• _Aim_: Leave out the pictures and set down exactly the lines from the start of the listing through the one with "const durMinorTicks = [7.5, 12.5, 17.5, 22.5];", both included.

start Data rows

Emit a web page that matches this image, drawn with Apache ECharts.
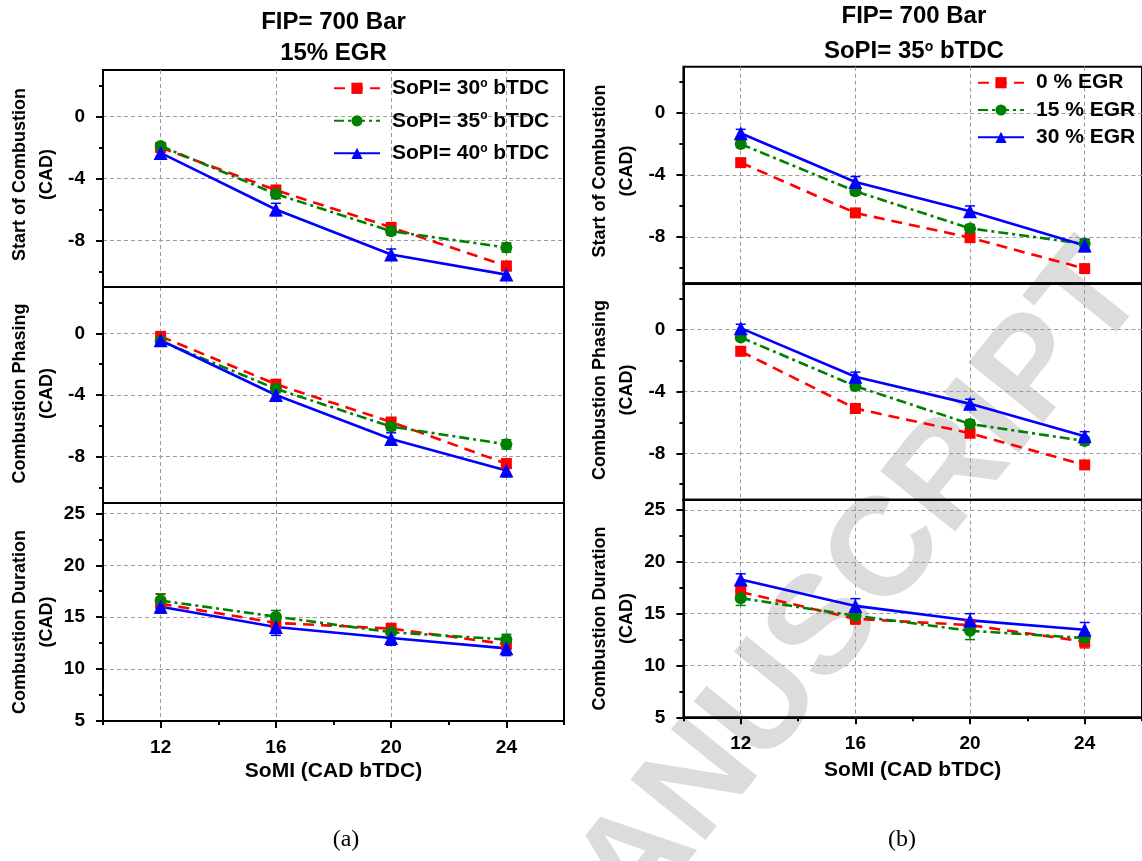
<!DOCTYPE html>
<html><head><meta charset="utf-8">
<script src="https://cdn.jsdelivr.net/npm/echarts@6/dist/echarts.min.js"></script>
<style>html,body{margin:0;padding:0;background:#fff}#c{width:1142px;height:861px}</style>
</head><body><div id="c"></div>
<script>
// ---------- data ----------
const somi = [12, 16, 20, 24];
const xMajorTicks = [12, 16, 20, 24];
const xMinorTicks = [10, 14, 18, 22, 26];
const cadMajorTicks = [0, -4, -8];
const cadMinorTicks = [2, -2, -6, -10];
const durMajorTicks = [5, 10, 15, 20, 25];
const durMinorTicks = [7.5, 12.5, 17.5, 22.5];

const namesA = ['SoPI= 30° bTDC', 'SoPI= 35° bTDC', 'SoPI= 40° bTDC'];
const namesB = ['0 % EGR', '15 % EGR', '30 % EGR'];

// panel (a): FIP 700 bar, 15% EGR
const aSoc30 = [-2.0, -4.75, -7.15, -9.65];
const aSoc35 = [-1.9, -5.0, -7.4, -8.45];
const aSoc40 = [-2.35, -6.0, -8.9, -10.2];
const aPh30 = [-0.2, -3.3, -5.75, -8.45];
const aPh35 = [-0.5, -3.6, -6.05, -7.2];
const aPh40 = [-0.45, -4.0, -6.85, -8.9];
const aDur30 = [16.3, 14.45, 13.9, 12.4];
const aDur35 = [16.6, 15.05, 13.55, 12.85];
const aDur40 = [16.0, 14.05, 13.0, 12.0];
const aSocErr30 = [0.2, 0.3, 0.25, 0.3];
const aSocErr35 = [0.2, 0.3, 0.25, 0.3];
const aSocErr40 = [0.25, 0.4, 0.35, 0.3];
const aPhErr30 = [0.2, 0.25, 0.25, 0.3];
const aPhErr35 = [0.2, 0.25, 0.25, 0.3];
const aPhErr40 = [0.25, 0.35, 0.4, 0.4];
const aDurErr30 = [0.9, 0.6, 0.5, 0.5];
const aDurErr35 = [0.65, 0.6, 0.6, 0.5];
const aDurErr40 = [0.6, 0.8, 0.7, 0.7];

// panel (b): FIP 700 bar, SoPI 35 deg bTDC
const bSoc0 = [-3.2, -6.45, -8.05, -10.05];
const bSoc15 = [-2.0, -5.05, -7.45, -8.45];
const bSoc30 = [-1.3, -4.45, -6.35, -8.55];
const bPh0 = [-1.4, -5.1, -6.7, -8.75];
const bPh15 = [-0.5, -3.65, -6.1, -7.2];
const bPh30 = [0.1, -3.05, -4.8, -6.9];
const bDur0 = [17.1, 14.5, 13.9, 12.3];
const bDur15 = [16.5, 14.8, 13.35, 12.65];
const bDur30 = [18.3, 15.75, 14.35, 13.45];
const bSocErr0 = [0.2, 0.25, 0.2, 0.25];
const bSocErr15 = [0.2, 0.25, 0.25, 0.25];
const bSocErr30 = [0.25, 0.35, 0.35, 0.4];
const bPhErr0 = [0.2, 0.25, 0.2, 0.25];
const bPhErr15 = [0.2, 0.25, 0.25, 0.25];
const bPhErr30 = [0.25, 0.3, 0.3, 0.3];
const bDurErr0 = [0.5, 0.5, 0.5, 0.6];
const bDurErr15 = [0.7, 0.6, 0.85, 0.5];
const bDurErr30 = [0.55, 0.7, 0.65, 0.7];

// ---------- build ----------
const FONT = '"Liberation Sans", Arial, Helvetica, sans-serif';
const SERIF = '"Liberation Serif", "Times New Roman", serif';
const BLACK = '#000';
const seriesStyles = [
  { color: '#ff0000', type: [11, 7], symbol: 'rect', size: 11 },
  { color: '#008000', type: [10, 4, 3, 4], symbol: 'circle', size: 12 },
  { color: '#0000ff', type: 'solid', symbol: 'triangle', size: 14 }
];

const panels = [
  { left: 103, tops: [70, 287, 503], heights: [217, 216, 218], names: namesA,
    vals: [[aSoc30, aSoc35, aSoc40], [aPh30, aPh35, aPh40], [aDur30, aDur35, aDur40]],
    errs: [[aSocErr30, aSocErr35, aSocErr40], [aPhErr30, aPhErr35, aPhErr40], [aDurErr30, aDurErr35, aDurErr40]],
    xNameGap: 40 },
  { left: 683.4, tops: [66.7, 283.3, 499.7], heights: [216.6, 216.4, 217.6], names: namesB,
    vals: [[bSoc0, bSoc15, bSoc30], [bPh0, bPh15, bPh30], [bDur0, bDur15, bDur30]],
    errs: [[bSocErr0, bSocErr15, bSocErr30], [bPhErr0, bPhErr15, bPhErr30], [bDurErr0, bDurErr15, bDurErr30]],
    xNameGap: 42 }
];
const metrics = [
  { name: 'Start of Combustion\n(CAD)', min: -11, max: 3, major: cadMajorTicks, minor: cadMinorTicks, pad: [0, 0, 0, 8] },
  { name: 'Combustion Phasing\n(CAD)', min: -11, max: 3, major: cadMajorTicks, minor: cadMinorTicks, pad: [0, 0, 0, 3] },
  { name: 'Combustion Duration\n(CAD)', min: 5, max: 26, major: durMajorTicks, minor: durMinorTicks, pad: [0, 20, 0, 0] }
];

const grid = [], xMain = [], yMain = [], xMinor = [], yMinor = [], series = [];
const labelStyle = { fontFamily: FONT, fontSize: 19, fontWeight: 'bold', color: BLACK };
const tickLine = { color: BLACK, width: 2 };
const splitStyle = { color: '#9a9a9a', width: 1, type: [4, 3] };

panels.forEach((p, pi) => {
  metrics.forEach((m, mi) => {
    const gi = pi * 3 + mi;
    const bottom = mi === 2;
    grid.push({ left: p.left, top: p.tops[mi], width: 461, height: p.heights[mi],
      show: true, borderColor: BLACK, borderWidth: 2, backgroundColor: 'transparent' });
    xMain.push({
      type: 'value', gridIndex: gi, position: 'bottom', min: 10, max: 26,
      axisLine: { show: true, onZero: false, lineStyle: tickLine },
      axisTick: { show: bottom, customValues: xMajorTicks, length: 7, lineStyle: tickLine },
      axisLabel: { show: bottom, customValues: xMajorTicks, margin: 17, ...labelStyle },
      splitLine: { show: true, lineStyle: splitStyle },
      name: bottom ? 'SoMI (CAD bTDC)' : '', nameLocation: 'middle', nameGap: p.xNameGap,
      nameTextStyle: { fontFamily: FONT, fontSize: 21, fontWeight: 'bold', color: BLACK }
    });
    if (bottom) {
      xMinor.push({
        type: 'value', gridIndex: gi, position: 'bottom', min: 10, max: 26,
        axisLine: { show: false, onZero: false },
        axisTick: { show: true, customValues: xMinorTicks, length: 4, lineStyle: tickLine },
        axisLabel: { show: false }, splitLine: { show: false }
      });
    }
    yMain.push({
      type: 'value', gridIndex: gi, position: 'left', min: m.min, max: m.max,
      axisLine: { show: true, onZero: false, lineStyle: tickLine },
      axisTick: { show: true, customValues: m.major, length: 7, lineStyle: tickLine },
      axisLabel: { show: true, customValues: m.major, margin: 18, ...labelStyle },
      splitLine: { show: true, lineStyle: splitStyle },
      name: m.name, nameLocation: 'middle', nameGap: 43,
      nameTextStyle: { fontFamily: FONT, fontSize: 18, fontWeight: 'bold', color: BLACK, lineHeight: 26.6, padding: m.pad }
    });
    yMinor.push({
      type: 'value', gridIndex: gi, position: 'left', min: m.min, max: m.max,
      axisLine: { show: false, onZero: false },
      axisTick: { show: true, customValues: m.minor, length: 4, lineStyle: tickLine },
      axisLabel: { show: false }, splitLine: { show: false }
    });
    p.names.forEach((nm, si) => {
      const st = seriesStyles[si];
      const vals = p.vals[mi][si];
      const errs = p.errs[mi][si];
      series.push({
        type: 'custom', name: 'err-' + gi + '-' + si, xAxisIndex: gi, yAxisIndex: gi,
        data: somi.map((x, i) => [x, vals[i], errs[i]]),
        encode: { x: 0, y: 1 }, silent: true, z: 2, animation: false,
        renderItem: (params, api) => {
          const x = api.value(0), y = api.value(1), e = api.value(2);
          const t = api.coord([x, y + e]), b = api.coord([x, y - e]);
          const w = 5, s = { stroke: st.color, lineWidth: 1.5 };
          return { type: 'group', children: [
            { type: 'line', shape: { x1: t[0], y1: t[1], x2: b[0], y2: b[1] }, style: s },
            { type: 'line', shape: { x1: t[0] - w, y1: t[1], x2: t[0] + w, y2: t[1] }, style: s },
            { type: 'line', shape: { x1: b[0] - w, y1: b[1], x2: b[0] + w, y2: b[1] }, style: s }
          ] };
        }
      });
      series.push({
        type: 'line', name: nm, xAxisIndex: gi, yAxisIndex: gi,
        data: somi.map((x, i) => [x, vals[i]]),
        symbol: st.symbol, symbolSize: st.size, showAllSymbol: true,
        lineStyle: { color: st.color, width: 2.6, type: st.type },
        itemStyle: { color: st.color }, z: 2, animation: false
      });
    });
  });
});

// watermark geometry
const mctx = document.createElement('canvas').getContext('2d');
mctx.font = 'bold 140px "Liberation Sans"';
const wmOffset = mctx.measureText('ACCEPTED MAN').width + mctx.measureText('U').width / 2;

const legendText = {
  fontFamily: FONT, fontSize: 21, fontWeight: 'bold', color: BLACK, lineHeight: 22, padding: [0, 0, 0, 7],
  rich: { sup: { fontFamily: FONT, fontSize: 12, fontWeight: 'bold', color: BLACK, lineHeight: 12, verticalAlign: 'top' } }
};
const titleText = { fontFamily: FONT, fontSize: 24, fontWeight: 'bold', color: BLACK };

const option = {
  backgroundColor: '#fff',
  animation: false,
  graphic: [{
    type: 'text', x: 765, y: 705, rotation: 51 * Math.PI / 180, z: -100, silent: true,
    style: { text: 'ACCEPTED MANUSCRIPT', x: -wmOffset, y: 0, fontSize: 140, fontWeight: 'bold', fontFamily: 'Liberation Sans',
      fill: '#dcdcdc', align: 'left', verticalAlign: 'middle' }
  }],
  title: [
    { text: 'FIP= 700 Bar', left: 333.5, top: 10.7, textAlign: 'center', padding: 0, textStyle: titleText },
    { text: '15% EGR', left: 333.5, top: 41.3, textAlign: 'center', padding: 0, textStyle: titleText },
    { text: 'FIP= 700 Bar', left: 913.9, top: 4, textAlign: 'center', padding: 0, textStyle: titleText },
    { text: 'SoPI= 35{sup|o} bTDC', left: 913.9, top: 39.7, textAlign: 'center', padding: 0,
      textStyle: { ...titleText, lineHeight: 24,
        rich: { sup: { fontFamily: FONT, fontSize: 14, fontWeight: 'bold', color: BLACK, lineHeight: 14, verticalAlign: 'top' } } } },
    { text: '(a)', left: 346, top: 828, textAlign: 'center', padding: 0,
      textStyle: { fontFamily: SERIF, fontSize: 24, fontWeight: 'normal', color: BLACK } },
    { text: '(b)', left: 902, top: 828, textAlign: 'center', padding: 0,
      textStyle: { fontFamily: SERIF, fontSize: 24, fontWeight: 'normal', color: BLACK } }
  ],
  legend: [
    { data: namesA, orient: 'vertical', left: 333, top: 77.3, padding: 0, itemWidth: 46, itemHeight: 14, itemGap: 10.5,
      selectedMode: false, textStyle: legendText, formatter: n => n.replace('°', '{sup|o}') },
    { data: namesB, orient: 'vertical', left: 977, top: 71.7, padding: 0, itemWidth: 46, itemHeight: 14, itemGap: 5.3,
      selectedMode: false, textStyle: legendText }
  ],
  grid: grid,
  xAxis: xMain.concat(xMinor),
  yAxis: yMain.concat(yMinor),
  series: series
};
const chart = echarts.init(document.getElementById('c'), null, { renderer: 'canvas' });
chart.setOption(option);
</script>
</body></html>
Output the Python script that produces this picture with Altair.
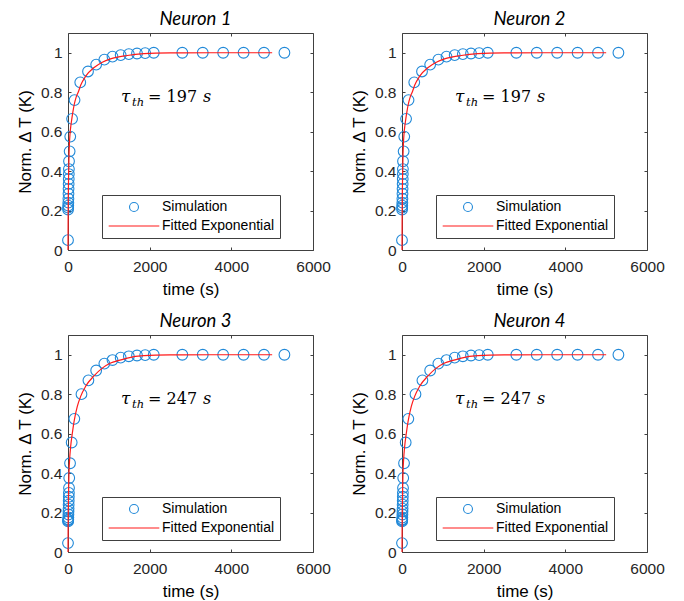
import altair as alt
import pandas as pd

# ---------------- data ----------------
panel_titles = ["Neuron 1", "Neuron 2", "Neuron 3", "Neuron 4"]
tau_values = ["197", "197", "247", "247"]

# Neurons 1 & 2 (tau = 197 s)
sim_time_a = [0, 2, 4, 6, 8, 10, 12, 14, 16, 18, 20, 22, 25, 40, 55, 100, 160, 300,
              490, 690, 890, 1090, 1290, 1490, 1690, 1890, 2100,
              2800, 3300, 3800, 4300, 4800, 5300]
sim_norm_a = [0.05, 0.205, 0.215, 0.225, 0.24, 0.26, 0.285, 0.31, 0.335, 0.36, 0.385, 0.41,
              0.45, 0.50, 0.575, 0.665, 0.76, 0.85,
              0.905, 0.94, 0.965, 0.98, 0.988, 0.993, 0.996, 0.998, 1.0,
              1.0, 1.0, 1.0, 1.0, 1.0, 1.0]
fit_time_a = [0, 3, 8, 15, 25, 35, 50, 70, 90, 120, 150, 200, 250, 310, 430, 640, 840,
              1040, 1450, 1860, 2500, 3500, 5000]
fit_norm_a = [0, 0.15, 0.28, 0.38, 0.48, 0.54, 0.59, 0.63, 0.66, 0.70, 0.735, 0.775, 0.80,
              0.835, 0.88, 0.925, 0.952, 0.969, 0.986, 0.995, 0.999, 1.0, 1.0]

# Neurons 3 & 4 (tau = 247 s)
sim_time_b = [0, 2, 4, 6, 8, 10, 12, 14, 16, 18, 20, 22, 25, 30, 50, 90, 155, 330,
              500, 690, 890, 1090, 1290, 1490, 1690, 1890, 2100,
              2800, 3300, 3800, 4300, 4800, 5300]
sim_norm_b = [0.045, 0.155, 0.16, 0.165, 0.175, 0.19, 0.205, 0.22, 0.24, 0.26, 0.28, 0.30,
              0.325, 0.375, 0.45, 0.555, 0.675, 0.80,
              0.87, 0.92, 0.955, 0.973, 0.985, 0.992, 0.996, 0.998, 1.0,
              1.0, 1.0, 1.0, 1.0, 1.0, 1.0]
fit_time_b = [0, 3, 8, 15, 24, 40, 65, 106, 147, 228, 310, 432, 636, 840, 1044, 1249,
              1452, 1860, 2500, 3500, 5000]
fit_norm_b = [0, 0.12, 0.22, 0.31, 0.40, 0.47, 0.535, 0.602, 0.66, 0.738, 0.789, 0.84,
              0.893, 0.932, 0.958, 0.971, 0.983, 0.995, 0.999, 1.0, 1.0]

# annotation anchor (data coordinates)
ann_time = [1300]
ann_norm = [0.75]

x_ticks = [0, 2000, 4000, 6000]
y_ticks = [0, 0.2, 0.4, 0.6, 0.8, 1.0]
series_names = ["Simulation", "Fitted Exponential"]

# ---------------- styling ----------------
BLUE = "#2189d8"
RED = "#ff1a1a"
FRAME = "#404040"
TXT = "#262626"
SANS = "Liberation Sans"
SERIF = "DejaVu Serif"

W, H = 245, 217


def make_legend():
    return alt.Legend(
        orient="none", legendX=34, legendY=162, title=None,
        padding=5, strokeColor=FRAME, fillColor="white",
        symbolOffset=20, labelOffset=21, rowPadding=5,
        labelFont=SANS, labelFontSize=14, labelColor="black",
        symbolSize=80, symbolStrokeWidth=1.1,
    )


def panel(title, t_sim, v_sim, t_fit, v_fit, tau):
    sim = pd.DataFrame({"t": t_sim, "v": v_sim, "series": series_names[0]})
    fit = pd.DataFrame({"t": t_fit, "v": v_fit, "series": series_names[1]})
    ann = pd.DataFrame({"t": ann_time, "v": ann_norm, "tau": [tau]})

    xs = alt.Scale(domain=[0, 6000], nice=False, zero=False)
    ys = alt.Scale(domain=[0, 1.1], nice=False, zero=False)

    color = alt.Color("series:N",
                      scale=alt.Scale(domain=series_names, range=[BLUE, RED]),
                      legend=make_legend())
    shape = alt.Shape("series:N",
                      scale=alt.Scale(domain=series_names, range=["circle", "M-5.66,0H5.66"]),
                      legend=make_legend())

    common_ax = dict(grid=False, domain=False, offset=-3, tickSize=3, tickColor=FRAME,
                     tickWidth=1, labelFlush=False, labelOverlap=False)
    bottom = alt.Axis(orient="bottom", values=x_ticks, format="d", labelPadding=9,
                      labelFont=SANS, labelFontSize=15.5, labelColor=TXT,
                      title="time (s)", titleFont=SANS, titleFontSize=17,
                      titleFontWeight="normal", titleColor="black", titlePadding=7,
                      **common_ax)
    left = alt.Axis(orient="left", values=y_ticks, format="~g", labelPadding=6,
                    labelFont=SANS, labelFontSize=15.5, labelColor=TXT,
                    title="Norm. \u0394 T (K)", titleFont=SANS, titleFontSize=17,
                    titleFontWeight="normal", titleColor="black", titlePadding=6,
                    **common_ax)
    top = alt.Axis(orient="top", values=x_ticks, labels=False, title=None, **common_ax)
    right = alt.Axis(orient="right", values=y_ticks, labels=False, title=None, **common_ax)

    pts = alt.Chart(sim).mark_point(filled=False, size=115, strokeWidth=1.1, opacity=1).encode(
        x=alt.X("t:Q", scale=xs, axis=bottom),
        y=alt.Y("v:Q", scale=ys, axis=left),
        color=color, shape=shape,
    )
    line = alt.Chart(fit).mark_line(strokeWidth=1.2, interpolate="monotone").encode(
        x=alt.X("t:Q", scale=xs, axis=top),
        y=alt.Y("v:Q", scale=ys, axis=right),
        color=color,
    )

    ax = alt.X("t:Q", scale=xs, axis=None)
    ay = alt.Y("v:Q", scale=ys, axis=None)
    tau_sym = alt.Chart(ann).mark_text(text="\u03c4", align="left", baseline="alphabetic",
                                        font=SERIF, fontStyle="italic", fontSize=17,
                                        color="black").encode(x=ax, y=ay)
    sub = alt.Chart(ann).mark_text(text="th", align="left", baseline="alphabetic",
                                   font=SERIF, fontStyle="italic", fontSize=11.5,
                                   dx=11, dy=4, color="black").encode(x=ax, y=ay)
    eq = alt.Chart(ann).mark_text(align="left", baseline="alphabetic", font=SERIF,
                                  fontSize=16, dx=27, color="black").encode(
        x=ax, y=ay, text=alt.Text("eqtext:N")
    ).transform_calculate(eqtext="'= ' + datum.tau")
    unit = alt.Chart(ann).mark_text(text="s", align="left", baseline="alphabetic",
                                    font=SERIF, fontStyle="italic", fontSize=16,
                                    dx=82, color="black").encode(x=ax, y=ay)

    return alt.layer(pts, line, tau_sym, sub, eq, unit).resolve_axis(
        x="independent", y="independent"
    ).properties(
        width=W, height=H,
        title=alt.TitleParams(title, font="Lato", fontStyle="italic", fontWeight="normal",
                              fontSize=18.5, color="black", offset=4, anchor="middle", dx=5),
    )


panels = [
    panel(panel_titles[0], sim_time_a, sim_norm_a, fit_time_a, fit_norm_a, tau_values[0]),
    panel(panel_titles[1], sim_time_a, sim_norm_a, fit_time_a, fit_norm_a, tau_values[1]),
    panel(panel_titles[2], sim_time_b, sim_norm_b, fit_time_b, fit_norm_b, tau_values[2]),
    panel(panel_titles[3], sim_time_b, sim_norm_b, fit_time_b, fit_norm_b, tau_values[3]),
]

chart = alt.concat(*panels, columns=2, spacing={"row": 85, "column": 89}, bounds="flush").resolve_scale(
    color="independent", shape="independent"
).resolve_legend(
    color="independent", shape="independent"
).configure_view(
    stroke=FRAME, strokeWidth=1
).properties(
    background="white", padding={"left": 7, "top": 1, "right": 5, "bottom": 5}
)

chart.save("out.html", embed_options={"renderer": "svg", "actions": False})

end Data rows

• _The response_:
Emit a web page that matches this image, drawn with Apache ECharts.
<!DOCTYPE html>
<html><head><meta charset="utf-8">
<script src="https://cdn.jsdelivr.net/npm/echarts@6/dist/echarts.min.js"></script>
<style>html,body{margin:0;padding:0;background:#fff}#c{width:1142px;height:861px}</style>
</head><body><div id="c"></div>
<script>
// ---------- data ----------
const somi = [12, 16, 20, 24];
const xMajorTicks = [12, 16, 20, 24];
const xMinorTicks = [10, 14, 18, 22, 26];
const cadMajorTicks = [0, -4, -8];
const cadMinorTicks = [2, -2, -6, -10];
const durMajorTicks = [5, 10, 15, 20, 25];
const durMinorTicks = [7.5, 12.5, 17.5, 22.5];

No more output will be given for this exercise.